__Problem to solve__
In the data below, find each line containing the string "chart" and return it.

__Data provided__
--- begin ---

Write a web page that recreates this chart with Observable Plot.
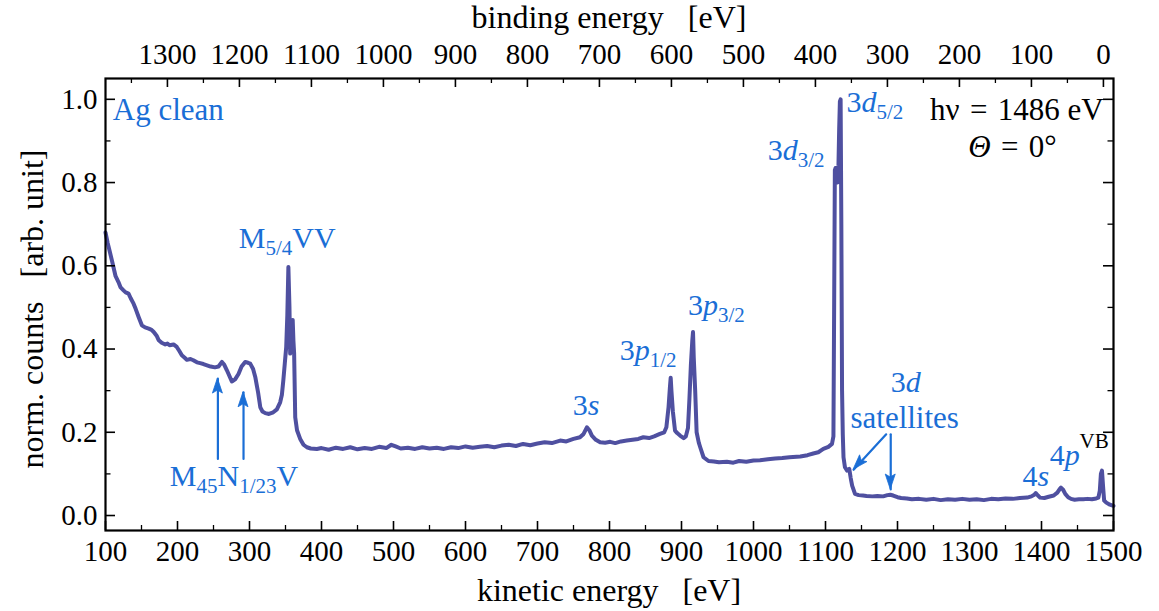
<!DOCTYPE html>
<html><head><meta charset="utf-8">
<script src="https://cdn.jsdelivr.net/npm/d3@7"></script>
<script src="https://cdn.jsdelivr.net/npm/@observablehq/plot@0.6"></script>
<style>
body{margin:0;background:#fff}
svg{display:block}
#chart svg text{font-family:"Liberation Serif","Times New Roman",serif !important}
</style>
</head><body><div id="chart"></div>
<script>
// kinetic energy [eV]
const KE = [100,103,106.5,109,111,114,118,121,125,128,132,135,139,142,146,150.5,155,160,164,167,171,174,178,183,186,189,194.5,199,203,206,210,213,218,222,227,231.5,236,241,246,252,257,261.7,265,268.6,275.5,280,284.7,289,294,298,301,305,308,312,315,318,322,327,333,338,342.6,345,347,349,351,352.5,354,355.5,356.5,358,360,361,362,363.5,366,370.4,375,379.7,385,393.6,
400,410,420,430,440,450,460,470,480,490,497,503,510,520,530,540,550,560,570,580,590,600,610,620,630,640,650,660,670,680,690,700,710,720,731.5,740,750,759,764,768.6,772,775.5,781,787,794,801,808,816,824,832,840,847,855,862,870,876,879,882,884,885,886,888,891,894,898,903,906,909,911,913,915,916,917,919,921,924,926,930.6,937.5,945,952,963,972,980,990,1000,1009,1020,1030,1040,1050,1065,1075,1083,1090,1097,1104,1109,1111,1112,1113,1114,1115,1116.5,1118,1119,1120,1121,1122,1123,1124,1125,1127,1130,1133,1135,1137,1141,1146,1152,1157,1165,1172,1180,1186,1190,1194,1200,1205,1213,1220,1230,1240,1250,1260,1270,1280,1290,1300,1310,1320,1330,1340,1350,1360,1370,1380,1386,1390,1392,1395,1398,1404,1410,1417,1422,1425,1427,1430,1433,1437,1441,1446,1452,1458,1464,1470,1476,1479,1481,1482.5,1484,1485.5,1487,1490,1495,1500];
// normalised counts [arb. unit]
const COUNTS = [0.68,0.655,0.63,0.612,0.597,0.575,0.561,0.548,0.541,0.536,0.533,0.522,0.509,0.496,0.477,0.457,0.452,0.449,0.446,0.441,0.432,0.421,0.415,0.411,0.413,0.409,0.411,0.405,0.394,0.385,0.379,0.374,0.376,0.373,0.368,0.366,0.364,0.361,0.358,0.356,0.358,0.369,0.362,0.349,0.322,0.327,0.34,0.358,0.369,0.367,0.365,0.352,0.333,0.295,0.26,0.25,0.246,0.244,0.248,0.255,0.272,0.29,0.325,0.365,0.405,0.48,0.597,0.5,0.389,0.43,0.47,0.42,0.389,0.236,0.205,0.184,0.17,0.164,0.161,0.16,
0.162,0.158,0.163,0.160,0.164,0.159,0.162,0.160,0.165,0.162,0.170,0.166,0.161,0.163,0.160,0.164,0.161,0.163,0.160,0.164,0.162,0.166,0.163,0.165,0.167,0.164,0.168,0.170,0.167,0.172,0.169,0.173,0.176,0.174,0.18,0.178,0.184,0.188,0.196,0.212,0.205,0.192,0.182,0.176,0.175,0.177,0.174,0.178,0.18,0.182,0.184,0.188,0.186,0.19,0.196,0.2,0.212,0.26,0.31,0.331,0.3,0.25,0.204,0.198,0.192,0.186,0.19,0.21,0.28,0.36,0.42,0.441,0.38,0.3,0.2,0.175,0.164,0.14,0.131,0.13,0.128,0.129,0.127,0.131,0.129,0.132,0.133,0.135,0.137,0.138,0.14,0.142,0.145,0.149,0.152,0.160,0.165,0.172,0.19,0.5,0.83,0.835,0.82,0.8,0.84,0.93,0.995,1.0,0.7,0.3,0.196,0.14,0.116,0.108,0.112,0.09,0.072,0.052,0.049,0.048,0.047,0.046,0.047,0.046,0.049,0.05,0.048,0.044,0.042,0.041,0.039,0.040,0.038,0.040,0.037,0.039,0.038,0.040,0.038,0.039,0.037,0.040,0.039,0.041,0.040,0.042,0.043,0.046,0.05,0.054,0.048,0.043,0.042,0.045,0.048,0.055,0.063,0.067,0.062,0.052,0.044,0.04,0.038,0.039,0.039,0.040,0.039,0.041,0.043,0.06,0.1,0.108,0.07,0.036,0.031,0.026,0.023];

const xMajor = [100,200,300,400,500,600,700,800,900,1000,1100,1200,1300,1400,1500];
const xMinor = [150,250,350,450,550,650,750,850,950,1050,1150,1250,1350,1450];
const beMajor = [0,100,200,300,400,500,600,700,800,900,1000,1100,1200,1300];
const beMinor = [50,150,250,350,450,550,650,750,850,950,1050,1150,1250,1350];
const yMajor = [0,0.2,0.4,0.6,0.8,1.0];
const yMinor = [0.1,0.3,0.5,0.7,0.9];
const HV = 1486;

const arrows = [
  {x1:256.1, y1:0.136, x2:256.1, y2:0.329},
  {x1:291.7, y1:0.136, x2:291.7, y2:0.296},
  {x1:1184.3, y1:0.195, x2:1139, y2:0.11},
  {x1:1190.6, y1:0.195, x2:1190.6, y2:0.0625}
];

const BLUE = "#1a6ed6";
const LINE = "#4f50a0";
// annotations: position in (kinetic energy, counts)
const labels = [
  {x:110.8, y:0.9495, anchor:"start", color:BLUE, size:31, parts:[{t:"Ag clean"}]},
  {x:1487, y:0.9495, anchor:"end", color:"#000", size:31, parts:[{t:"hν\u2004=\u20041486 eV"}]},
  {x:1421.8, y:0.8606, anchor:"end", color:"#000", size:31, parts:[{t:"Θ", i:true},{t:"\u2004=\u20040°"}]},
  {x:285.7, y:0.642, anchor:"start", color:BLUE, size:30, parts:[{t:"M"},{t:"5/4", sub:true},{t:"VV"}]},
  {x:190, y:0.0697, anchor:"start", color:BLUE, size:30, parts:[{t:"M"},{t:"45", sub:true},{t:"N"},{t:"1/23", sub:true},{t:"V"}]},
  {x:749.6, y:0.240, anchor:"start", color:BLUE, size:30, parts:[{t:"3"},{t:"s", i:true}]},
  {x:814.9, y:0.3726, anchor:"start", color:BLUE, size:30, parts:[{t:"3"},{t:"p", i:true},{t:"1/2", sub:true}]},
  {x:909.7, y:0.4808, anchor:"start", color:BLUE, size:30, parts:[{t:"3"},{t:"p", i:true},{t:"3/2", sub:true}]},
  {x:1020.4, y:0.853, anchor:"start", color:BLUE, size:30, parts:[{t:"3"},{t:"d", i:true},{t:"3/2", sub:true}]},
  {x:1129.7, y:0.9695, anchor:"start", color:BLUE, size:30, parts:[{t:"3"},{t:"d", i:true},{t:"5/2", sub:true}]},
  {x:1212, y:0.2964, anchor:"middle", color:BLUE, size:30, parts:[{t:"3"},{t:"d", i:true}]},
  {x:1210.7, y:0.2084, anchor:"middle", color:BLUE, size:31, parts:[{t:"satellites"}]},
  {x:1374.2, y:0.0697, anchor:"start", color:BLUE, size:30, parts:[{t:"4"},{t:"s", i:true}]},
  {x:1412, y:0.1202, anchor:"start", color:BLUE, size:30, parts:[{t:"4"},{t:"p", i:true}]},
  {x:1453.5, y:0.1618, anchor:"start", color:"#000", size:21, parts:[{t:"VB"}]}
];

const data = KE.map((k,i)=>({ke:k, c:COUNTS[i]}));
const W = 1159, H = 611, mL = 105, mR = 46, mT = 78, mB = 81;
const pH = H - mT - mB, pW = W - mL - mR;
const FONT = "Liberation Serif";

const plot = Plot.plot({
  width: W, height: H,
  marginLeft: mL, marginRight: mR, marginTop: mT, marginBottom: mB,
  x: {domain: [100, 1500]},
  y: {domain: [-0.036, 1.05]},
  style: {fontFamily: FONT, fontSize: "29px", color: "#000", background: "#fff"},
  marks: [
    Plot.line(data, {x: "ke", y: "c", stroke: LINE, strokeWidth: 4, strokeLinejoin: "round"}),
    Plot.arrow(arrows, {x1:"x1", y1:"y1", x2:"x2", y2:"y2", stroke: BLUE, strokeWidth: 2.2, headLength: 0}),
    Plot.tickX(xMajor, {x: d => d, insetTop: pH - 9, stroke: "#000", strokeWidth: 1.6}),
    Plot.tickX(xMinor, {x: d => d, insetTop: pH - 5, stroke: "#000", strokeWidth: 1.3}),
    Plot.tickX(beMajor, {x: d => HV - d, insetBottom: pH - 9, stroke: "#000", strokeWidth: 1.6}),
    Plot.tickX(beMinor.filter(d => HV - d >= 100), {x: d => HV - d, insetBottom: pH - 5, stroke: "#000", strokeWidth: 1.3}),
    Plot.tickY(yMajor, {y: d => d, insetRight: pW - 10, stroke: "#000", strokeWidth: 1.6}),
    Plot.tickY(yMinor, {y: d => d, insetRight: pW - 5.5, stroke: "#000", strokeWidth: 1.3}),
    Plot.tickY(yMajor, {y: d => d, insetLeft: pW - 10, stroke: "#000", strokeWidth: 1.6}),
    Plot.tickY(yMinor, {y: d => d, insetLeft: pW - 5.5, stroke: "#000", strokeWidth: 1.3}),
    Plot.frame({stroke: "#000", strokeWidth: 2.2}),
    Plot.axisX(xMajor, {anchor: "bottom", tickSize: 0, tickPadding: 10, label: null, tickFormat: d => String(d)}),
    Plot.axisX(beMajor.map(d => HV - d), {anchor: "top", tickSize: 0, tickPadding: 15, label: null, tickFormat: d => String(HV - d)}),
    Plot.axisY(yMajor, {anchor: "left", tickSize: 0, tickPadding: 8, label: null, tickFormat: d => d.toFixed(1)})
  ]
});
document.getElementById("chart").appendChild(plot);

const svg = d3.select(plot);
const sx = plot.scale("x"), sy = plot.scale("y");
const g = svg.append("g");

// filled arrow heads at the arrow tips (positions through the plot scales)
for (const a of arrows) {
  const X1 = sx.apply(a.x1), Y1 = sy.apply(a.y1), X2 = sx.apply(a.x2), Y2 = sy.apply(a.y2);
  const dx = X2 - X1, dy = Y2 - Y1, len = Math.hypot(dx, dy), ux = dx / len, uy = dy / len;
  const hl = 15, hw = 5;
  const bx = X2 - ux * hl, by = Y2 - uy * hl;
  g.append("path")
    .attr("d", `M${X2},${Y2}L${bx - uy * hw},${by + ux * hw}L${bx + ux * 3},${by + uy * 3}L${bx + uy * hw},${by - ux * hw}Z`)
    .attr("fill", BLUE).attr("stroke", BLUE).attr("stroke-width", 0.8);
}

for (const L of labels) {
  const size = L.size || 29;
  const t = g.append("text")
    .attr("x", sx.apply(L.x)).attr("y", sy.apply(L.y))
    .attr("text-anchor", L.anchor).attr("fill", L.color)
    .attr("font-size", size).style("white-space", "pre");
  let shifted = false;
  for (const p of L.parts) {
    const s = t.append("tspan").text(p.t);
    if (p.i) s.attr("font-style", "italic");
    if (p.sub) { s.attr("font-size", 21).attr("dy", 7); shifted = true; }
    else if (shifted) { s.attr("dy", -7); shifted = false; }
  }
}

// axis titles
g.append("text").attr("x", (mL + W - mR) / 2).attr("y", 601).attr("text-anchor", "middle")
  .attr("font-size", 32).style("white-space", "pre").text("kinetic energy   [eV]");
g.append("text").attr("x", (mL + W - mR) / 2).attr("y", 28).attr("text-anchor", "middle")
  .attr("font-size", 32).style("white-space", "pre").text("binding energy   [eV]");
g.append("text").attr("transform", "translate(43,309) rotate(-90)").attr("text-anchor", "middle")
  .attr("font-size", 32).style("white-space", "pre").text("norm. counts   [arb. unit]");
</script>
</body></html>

--- end ---

__Output for this exercise__
Write a web page that recreates this chart with Observable Plot.
#chart svg text{font-family:"Liberation Serif","Times New Roman",serif !important}
</head><body><div id="chart"></div>
document.getElementById("chart").appendChild(plot);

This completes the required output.